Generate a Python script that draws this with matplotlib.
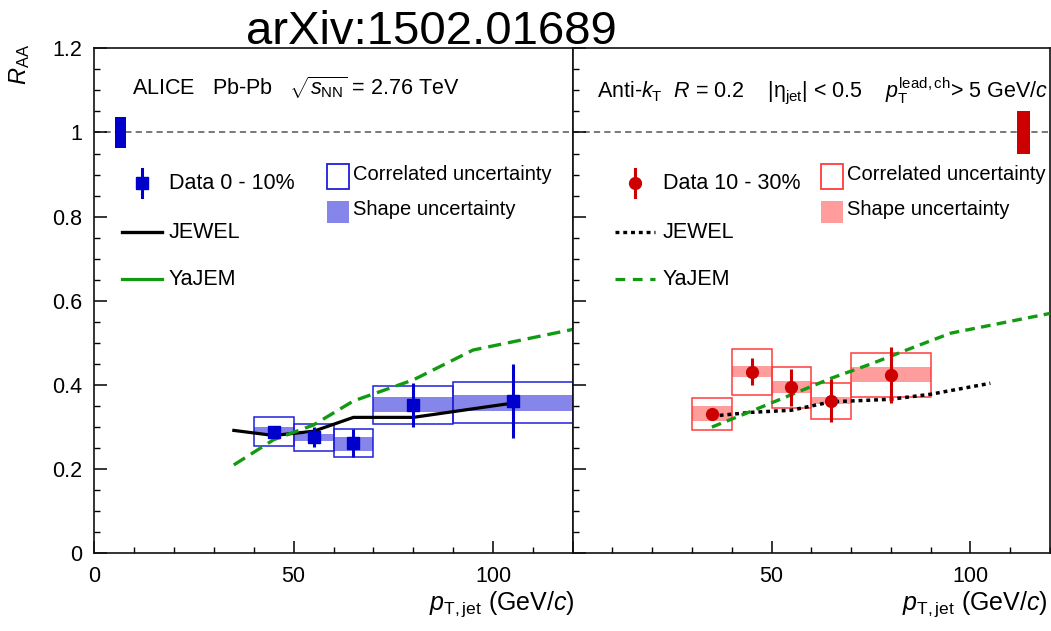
import numpy as np
import matplotlib
matplotlib.use("Agg")
import matplotlib.pyplot as plt
from matplotlib.patches import Rectangle

plt.rcParams['font.family'] = ['Liberation Sans', 'DejaVu Sans']
plt.rcParams['mathtext.fontset'] = 'custom'
plt.rcParams['mathtext.rm'] = 'Liberation Sans'
plt.rcParams['mathtext.it'] = 'Liberation Sans:italic'
plt.rcParams['mathtext.bf'] = 'Liberation Sans:bold'
plt.rcParams['lines.scale_dashes'] = False

# ---------------- data ----------------
# 0-10% centrality
c1_pt = np.array([45, 55, 65, 80, 105])
c1_width = np.array([10, 10, 10, 20, 30])
c1_raa = np.array([0.289, 0.276, 0.262, 0.353, 0.361])
c1_stat = np.array([0.012, 0.024, 0.034, 0.052, 0.088])
c1_corr_lo = np.array([0.254, 0.243, 0.228, 0.307, 0.309])
c1_corr_hi = np.array([0.323, 0.308, 0.296, 0.398, 0.408])
c1_shape_lo = np.array([0.284, 0.268, 0.244, 0.335, 0.339])
c1_shape_hi = np.array([0.300, 0.284, 0.276, 0.371, 0.377])
c1_global = 0.036

jewel1_pt = np.array([35, 45, 55, 65, 80, 105])
jewel1_raa = np.array([0.292, 0.280, 0.290, 0.323, 0.323, 0.357])
yajem1_pt = np.array([35, 45, 55, 65, 80, 95, 120])
yajem1_raa = np.array([0.210, 0.270, 0.305, 0.362, 0.412, 0.483, 0.532])

# 10-30% centrality
c2_pt = np.array([35, 45, 55, 65, 80])
c2_width = np.array([10, 10, 10, 10, 20])
c2_raa = np.array([0.331, 0.432, 0.394, 0.363, 0.424])
c2_stat = np.array([0.008, 0.032, 0.044, 0.052, 0.066])
c2_corr_lo = np.array([0.292, 0.377, 0.345, 0.319, 0.372])
c2_corr_hi = np.array([0.369, 0.485, 0.443, 0.404, 0.477])
c2_shape_lo = np.array([0.314, 0.418, 0.382, 0.355, 0.406])
c2_shape_hi = np.array([0.349, 0.446, 0.409, 0.372, 0.443])
c2_global = 0.051

jewel2_pt = np.array([35, 45, 55, 65, 80, 90, 105])
jewel2_raa = np.array([0.326, 0.335, 0.340, 0.360, 0.366, 0.378, 0.404])
yajem2_pt = np.array([35, 45, 55, 65, 75, 85, 95, 120])
yajem2_raa = np.array([0.300, 0.338, 0.377, 0.416, 0.450, 0.487, 0.523, 0.570])

xticks = [0, 50, 100]
yticks = [0, 0.2, 0.4, 0.6, 0.8, 1.0, 1.2]
ytick_labels = ["0", "0.2", "0.4", "0.6", "0.8", "1", "1.2"]

# ---------------- style ----------------
BLUE = '#0000cc'
BLUE_BOX = '#2020dd'
BLUE_BAND = '#8585ea'
RED = '#cc0000'
RED_BOX = '#ff3c3c'
RED_BAND = '#ff9c9c'
GREEN = '#129a12'
FS = 15.5

W, H = 1051, 631
fig = plt.figure(figsize=(W / 100, H / 100), dpi=100)
axL = fig.add_axes([94.3 / W, 1 - 553.3 / H, 478.4 / W, 505 / H])
axR = fig.add_axes([572.7 / W, 1 - 553.3 / H, 477.3 / W, 505 / H])

for ax in (axL, axR):
    ax.set_xlim(0, 120)
    ax.set_ylim(0, 1.2)
    ax.set_xticks(xticks)
    ax.set_xticks(np.arange(0, 121, 10), minor=True)
    ax.set_yticks(yticks)
    ax.set_yticks(np.arange(0, 1.201, 0.05), minor=True)
    ax.tick_params(which='both', direction='in', top=False, right=False,
                   labelsize=FS, pad=9)
    ax.tick_params(which='major', length=9, width=1.1)
    ax.tick_params(which='minor', length=4.5, width=1.0)
    for s in ax.spines.values():
        s.set_linewidth(1.2)
        s.set_color('#111111')
    ax.axhline(1.0, color='#555555', lw=1.1, ls=(0, (4.5, 3.0)), zorder=1)

axL.set_yticklabels(ytick_labels)
axL.set_xticklabels(["0", "50", "100"])
axR.set_yticklabels([])
axR.set_xticklabels(["", "50", "100"])

xlab = r'$p_{\rm T,jet}$ (GeV/$c$)'
axL.set_xlabel(xlab, fontsize=18, loc='right')
axL.xaxis.set_label_coords(1.005, -0.072)
axR.set_xlabel(xlab, fontsize=18, loc='right')
axR.xaxis.set_label_coords(0.996, -0.072)
fig.text(20 / W, 1 - 44 / H, r'$R_{\rm AA}$', rotation=90, fontsize=17,
         ha='center', va='top')

fig.text(431 / W, 1 - 44 / H, 'arXiv:1502.01689', fontsize=34,
         ha='center', va='baseline')


def draw_panel(ax, pt, width, raa, stat, clo, chi, slo, shi, col, boxcol,
               bandcol, marker, ms):
    ax.bar(pt, shi - slo, bottom=slo, width=width, color=bandcol,
           edgecolor='none', zorder=2)
    ax.bar(pt, chi - clo, bottom=clo, width=width, fill=False,
           edgecolor=boxcol, linewidth=1.1, zorder=3)
    ax.errorbar(pt, raa, yerr=stat, fmt=marker, color=col, ms=ms,
                elinewidth=2.2, capsize=0, zorder=6)


draw_panel(axL, c1_pt, c1_width, c1_raa, c1_stat, c1_corr_lo, c1_corr_hi,
           c1_shape_lo, c1_shape_hi, BLUE, BLUE_BOX, BLUE_BAND, 's', 8.5)
draw_panel(axR, c2_pt, c2_width, c2_raa, c2_stat, c2_corr_lo, c2_corr_hi,
           c2_shape_lo, c2_shape_hi, RED, RED_BOX, RED_BAND, 'o', 8.5)

axL.plot(jewel1_pt, jewel1_raa, color='black', lw=2.3, zorder=5)
axL.plot(yajem1_pt, yajem1_raa, color=GREEN, lw=2.4, ls=(0, (9.5, 5.0)),
         zorder=5)
axR.plot(jewel2_pt, jewel2_raa, color='black', lw=2.5, ls=(0, (2.8, 2.8)),
         zorder=5)
axR.plot(yajem2_pt, yajem2_raa, color=GREEN, lw=2.4, ls=(0, (7.0, 4.5)),
         zorder=5)

# global normalisation uncertainty boxes
axL.bar([6.6], [2 * c1_global], bottom=[1 - c1_global], width=2.8,
        color=BLUE, zorder=4)
axR.bar([113.4], [2 * c2_global], bottom=[1 - c2_global], width=3.3,
        color=RED, zorder=4)

# header texts
axL.text(0.079, 0.921, r'ALICE   Pb-Pb   $\sqrt{s_{\rm NN}}$ = 2.76 TeV',
         transform=axL.transAxes, fontsize=FS, ha='left', va='center')
axR.text(0.051, 0.917,
         r'Anti-$k_{\rm T}$  $R$ = 0.2    |η$_{\rm jet}$| < 0.5    '
         r'$p_{\rm T}^{\rm lead,ch}$> 5 GeV/$c$',
         transform=axR.transAxes, fontsize=FS, ha='left', va='center')


# legends (drawn in axes fraction)
def legend(ax, xm, xt, lab, col, marker, ms, jewel_ls, yajem_ls, xbox, xbt,
           boxcol, bandcol):
    tr = ax.transAxes
    ya, yj, yy = 0.733, 0.636, 0.543
    ax.plot([xm, xm], [ya - 0.028, ya + 0.028], color=col, lw=2.2,
            transform=tr, clip_on=False)
    ax.plot([xm], [ya], marker=marker, ms=ms, color=col, transform=tr,
            clip_on=False)
    ax.text(xt, ya, lab, transform=tr, fontsize=FS, va='center')
    ax.plot([xm - 0.041, xm + 0.041], [yj, yj], color='black', lw=2.4,
            ls=jewel_ls, transform=tr)
    ax.text(xt, yj, 'JEWEL', transform=tr, fontsize=FS, va='center')
    ax.plot([xm - 0.041, xm + 0.041], [yy, yy], color=GREEN, lw=2.3,
            ls=yajem_ls, transform=tr)
    ax.text(xt, yy, 'YaJEM', transform=tr, fontsize=FS, va='center')
    ax.add_patch(Rectangle((xbox, 0.721), 0.046, 0.050, fill=False,
                           edgecolor=boxcol, lw=1.3, transform=tr))
    ax.text(xbt, 0.751, 'Correlated uncertainty', transform=tr,
            fontsize=FS - 1, va='center')
    ax.add_patch(Rectangle((xbox, 0.654), 0.046, 0.044, color=bandcol,
                           lw=0, transform=tr))
    ax.text(xbt, 0.680, 'Shape uncertainty', transform=tr,
            fontsize=FS - 1, va='center')


legend(axL, 0.0997, 0.156, 'Data 0 - 10%', BLUE, 's', 8.5, '-', '-',
       0.486, 0.541, BLUE_BOX, BLUE_BAND)
legend(axR, 0.1305, 0.189, 'Data 10 - 30%', RED, 'o', 8.5, (0, (2.8, 2.8)),
       (0, (7.0, 5.5)), 0.520, 0.575, RED_BOX, RED_BAND)

fig.savefig('out.png', dpi=100)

....

### Exercise description
Skip the pictures and restate exactly the lines from the beginning of the listing to the line with "from matplotlib.patches import Rectangle", that line included.

### Task response
Generate a Python script that draws this with matplotlib.
import numpy as np
import matplotlib
matplotlib.use("Agg")
import matplotlib.pyplot as plt
from matplotlib.patches import Rectangle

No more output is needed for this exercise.